I'm definitely not the right person to answer this question, but right now, yeah, I'd say yes to that. Honestly, it might be because of my present circumstances. About a month ago, 3 days before our five year anniversary, my girlfriend broke up with me out of the blue. Seriously, just out of nowhere. So right now I'm going through the separation blues. Here's what I had when we were together:
-Hugs, kisses, hand-holding, physical affection galore
-Always someone to talk to, or at least most of the time
-Being able to be truly honest and straightforward with someone
-Someone to spend time with at almost any time
-Source of emotional support if ever needed
-General feeling of happiness no matter the situation
Now?
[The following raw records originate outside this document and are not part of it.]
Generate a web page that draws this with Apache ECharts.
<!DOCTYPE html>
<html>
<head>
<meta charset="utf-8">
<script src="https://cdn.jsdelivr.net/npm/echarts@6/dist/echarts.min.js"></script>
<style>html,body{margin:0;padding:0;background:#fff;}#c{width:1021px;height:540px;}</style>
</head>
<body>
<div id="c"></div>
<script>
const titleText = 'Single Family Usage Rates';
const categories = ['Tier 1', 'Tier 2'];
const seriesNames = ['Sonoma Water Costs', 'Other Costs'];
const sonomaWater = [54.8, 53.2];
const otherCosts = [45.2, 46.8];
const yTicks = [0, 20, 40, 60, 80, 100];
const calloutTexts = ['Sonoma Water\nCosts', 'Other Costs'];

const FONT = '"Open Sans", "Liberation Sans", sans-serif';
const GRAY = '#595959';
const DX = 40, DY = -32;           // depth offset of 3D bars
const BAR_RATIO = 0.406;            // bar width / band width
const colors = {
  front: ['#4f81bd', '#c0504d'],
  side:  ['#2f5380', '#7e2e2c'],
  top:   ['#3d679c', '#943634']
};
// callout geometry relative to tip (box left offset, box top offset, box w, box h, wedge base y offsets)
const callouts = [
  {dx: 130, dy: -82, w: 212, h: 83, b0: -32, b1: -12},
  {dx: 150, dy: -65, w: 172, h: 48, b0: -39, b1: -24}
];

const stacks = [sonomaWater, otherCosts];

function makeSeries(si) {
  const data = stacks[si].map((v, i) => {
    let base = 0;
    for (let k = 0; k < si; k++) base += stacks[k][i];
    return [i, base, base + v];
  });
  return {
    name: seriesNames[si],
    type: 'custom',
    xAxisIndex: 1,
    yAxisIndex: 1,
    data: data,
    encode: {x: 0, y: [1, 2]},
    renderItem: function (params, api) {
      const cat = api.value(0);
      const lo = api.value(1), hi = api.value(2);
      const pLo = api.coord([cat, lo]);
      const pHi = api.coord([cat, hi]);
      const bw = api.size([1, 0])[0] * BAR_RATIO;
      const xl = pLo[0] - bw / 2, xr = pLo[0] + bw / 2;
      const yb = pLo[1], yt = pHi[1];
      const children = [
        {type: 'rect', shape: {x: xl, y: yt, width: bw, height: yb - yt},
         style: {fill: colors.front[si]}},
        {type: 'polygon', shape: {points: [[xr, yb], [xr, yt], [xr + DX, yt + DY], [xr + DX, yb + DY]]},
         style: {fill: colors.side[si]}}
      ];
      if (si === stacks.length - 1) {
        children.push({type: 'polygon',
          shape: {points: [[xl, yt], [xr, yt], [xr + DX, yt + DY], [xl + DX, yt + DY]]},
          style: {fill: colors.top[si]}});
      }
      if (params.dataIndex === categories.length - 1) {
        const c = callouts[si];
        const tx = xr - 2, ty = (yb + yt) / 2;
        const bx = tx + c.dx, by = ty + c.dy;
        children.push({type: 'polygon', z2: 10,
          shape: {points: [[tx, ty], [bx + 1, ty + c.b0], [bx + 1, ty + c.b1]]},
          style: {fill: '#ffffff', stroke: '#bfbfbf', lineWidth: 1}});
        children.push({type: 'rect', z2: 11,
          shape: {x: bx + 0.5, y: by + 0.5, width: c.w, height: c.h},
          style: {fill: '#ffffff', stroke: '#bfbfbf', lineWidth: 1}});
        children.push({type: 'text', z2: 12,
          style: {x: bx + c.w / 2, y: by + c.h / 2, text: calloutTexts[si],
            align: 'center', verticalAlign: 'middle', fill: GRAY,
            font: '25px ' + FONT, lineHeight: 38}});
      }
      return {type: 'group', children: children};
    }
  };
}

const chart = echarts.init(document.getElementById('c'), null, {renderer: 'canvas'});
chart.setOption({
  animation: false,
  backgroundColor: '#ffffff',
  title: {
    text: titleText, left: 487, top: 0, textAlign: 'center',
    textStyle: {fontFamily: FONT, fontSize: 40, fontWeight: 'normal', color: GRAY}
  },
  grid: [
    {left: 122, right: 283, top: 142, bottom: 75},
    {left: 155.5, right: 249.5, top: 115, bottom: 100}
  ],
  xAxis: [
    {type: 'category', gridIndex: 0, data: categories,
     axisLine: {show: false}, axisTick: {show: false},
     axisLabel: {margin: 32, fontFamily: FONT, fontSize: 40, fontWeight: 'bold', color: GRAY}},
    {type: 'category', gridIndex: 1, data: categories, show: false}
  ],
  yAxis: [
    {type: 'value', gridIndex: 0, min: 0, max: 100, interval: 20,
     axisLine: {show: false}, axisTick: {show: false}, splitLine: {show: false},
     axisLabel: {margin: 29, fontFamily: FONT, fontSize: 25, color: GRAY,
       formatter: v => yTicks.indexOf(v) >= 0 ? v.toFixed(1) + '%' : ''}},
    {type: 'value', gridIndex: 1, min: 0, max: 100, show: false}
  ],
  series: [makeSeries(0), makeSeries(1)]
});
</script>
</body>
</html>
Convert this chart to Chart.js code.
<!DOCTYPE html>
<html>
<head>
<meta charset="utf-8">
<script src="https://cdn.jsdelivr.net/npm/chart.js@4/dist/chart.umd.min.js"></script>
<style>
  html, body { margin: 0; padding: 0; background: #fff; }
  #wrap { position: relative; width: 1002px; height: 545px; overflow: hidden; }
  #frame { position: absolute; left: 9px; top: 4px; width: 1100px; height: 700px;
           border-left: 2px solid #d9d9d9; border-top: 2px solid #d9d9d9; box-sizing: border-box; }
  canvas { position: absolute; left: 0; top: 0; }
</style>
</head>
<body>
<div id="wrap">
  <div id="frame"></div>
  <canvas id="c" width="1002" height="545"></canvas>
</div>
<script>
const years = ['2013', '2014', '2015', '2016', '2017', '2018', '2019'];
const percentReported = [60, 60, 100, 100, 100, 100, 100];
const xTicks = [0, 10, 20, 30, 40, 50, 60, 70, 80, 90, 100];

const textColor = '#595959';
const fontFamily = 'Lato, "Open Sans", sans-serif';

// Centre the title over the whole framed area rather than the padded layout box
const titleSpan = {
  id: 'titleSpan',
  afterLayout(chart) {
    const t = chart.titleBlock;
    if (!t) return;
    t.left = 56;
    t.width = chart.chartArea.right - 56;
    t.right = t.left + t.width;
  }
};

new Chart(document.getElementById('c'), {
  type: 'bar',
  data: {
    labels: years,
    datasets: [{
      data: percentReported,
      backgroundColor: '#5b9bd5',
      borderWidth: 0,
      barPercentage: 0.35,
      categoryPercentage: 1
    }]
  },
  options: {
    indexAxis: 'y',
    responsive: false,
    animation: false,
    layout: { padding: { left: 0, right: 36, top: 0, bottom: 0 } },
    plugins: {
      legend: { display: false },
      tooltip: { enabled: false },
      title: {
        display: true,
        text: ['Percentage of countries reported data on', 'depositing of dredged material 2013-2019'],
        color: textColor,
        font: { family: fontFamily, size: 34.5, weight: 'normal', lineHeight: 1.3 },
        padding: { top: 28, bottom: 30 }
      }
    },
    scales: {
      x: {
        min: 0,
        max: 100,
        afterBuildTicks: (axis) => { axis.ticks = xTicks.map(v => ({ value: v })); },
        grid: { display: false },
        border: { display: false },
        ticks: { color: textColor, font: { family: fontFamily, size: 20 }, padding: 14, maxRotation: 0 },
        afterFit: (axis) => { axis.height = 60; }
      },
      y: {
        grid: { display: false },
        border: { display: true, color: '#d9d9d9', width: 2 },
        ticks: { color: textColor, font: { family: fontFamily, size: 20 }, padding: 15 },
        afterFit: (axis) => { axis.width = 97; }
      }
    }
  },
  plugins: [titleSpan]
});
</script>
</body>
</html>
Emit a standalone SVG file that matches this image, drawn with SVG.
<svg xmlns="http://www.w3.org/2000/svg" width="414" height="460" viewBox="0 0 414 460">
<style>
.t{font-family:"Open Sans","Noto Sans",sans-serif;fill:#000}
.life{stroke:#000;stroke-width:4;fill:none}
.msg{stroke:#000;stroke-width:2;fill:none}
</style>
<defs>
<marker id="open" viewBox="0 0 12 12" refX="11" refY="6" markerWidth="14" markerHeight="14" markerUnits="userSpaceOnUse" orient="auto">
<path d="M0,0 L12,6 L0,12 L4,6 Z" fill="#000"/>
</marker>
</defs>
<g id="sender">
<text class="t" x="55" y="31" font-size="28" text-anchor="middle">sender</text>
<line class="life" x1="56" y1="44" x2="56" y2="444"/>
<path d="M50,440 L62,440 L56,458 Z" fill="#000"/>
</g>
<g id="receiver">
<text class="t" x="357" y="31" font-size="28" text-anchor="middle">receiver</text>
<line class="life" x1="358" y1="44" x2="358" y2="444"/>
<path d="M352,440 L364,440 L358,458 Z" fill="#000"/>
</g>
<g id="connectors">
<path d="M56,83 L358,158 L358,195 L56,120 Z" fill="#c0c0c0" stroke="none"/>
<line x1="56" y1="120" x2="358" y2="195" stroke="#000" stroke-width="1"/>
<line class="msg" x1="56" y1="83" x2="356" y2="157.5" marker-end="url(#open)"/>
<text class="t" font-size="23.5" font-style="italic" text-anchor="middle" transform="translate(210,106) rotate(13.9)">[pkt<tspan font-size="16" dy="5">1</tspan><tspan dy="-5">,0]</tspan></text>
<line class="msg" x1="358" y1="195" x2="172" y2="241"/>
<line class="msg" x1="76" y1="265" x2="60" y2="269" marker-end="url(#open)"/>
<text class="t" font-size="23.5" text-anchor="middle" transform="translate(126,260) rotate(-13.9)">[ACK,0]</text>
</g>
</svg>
I feel very alone since I barely see my other friends since we're all busy with adult lives, all this free time with nothing to do makes me feel like I don't have anything really going on in my life, and honestly, more shit has been occurring to my family since this has happened that it's gotten to the point that I honestly don't like my life anymore. I mean, if we were still together and all this was happening, I'd still be upset and the situation would still be bleak, but I'd still feel happy and fulfilled in my life. My friends are still supportive of me, even more so since they know she dumped me, but it's just not the same feeling of being able to hold the one you have romantic feelings for and be told it's all right. Maybe my feelings on the question will change, but honestly, I was more happy and fulfilled in my relationship than I ever was when single. I guess I'm just the type of person that a relationship is good for.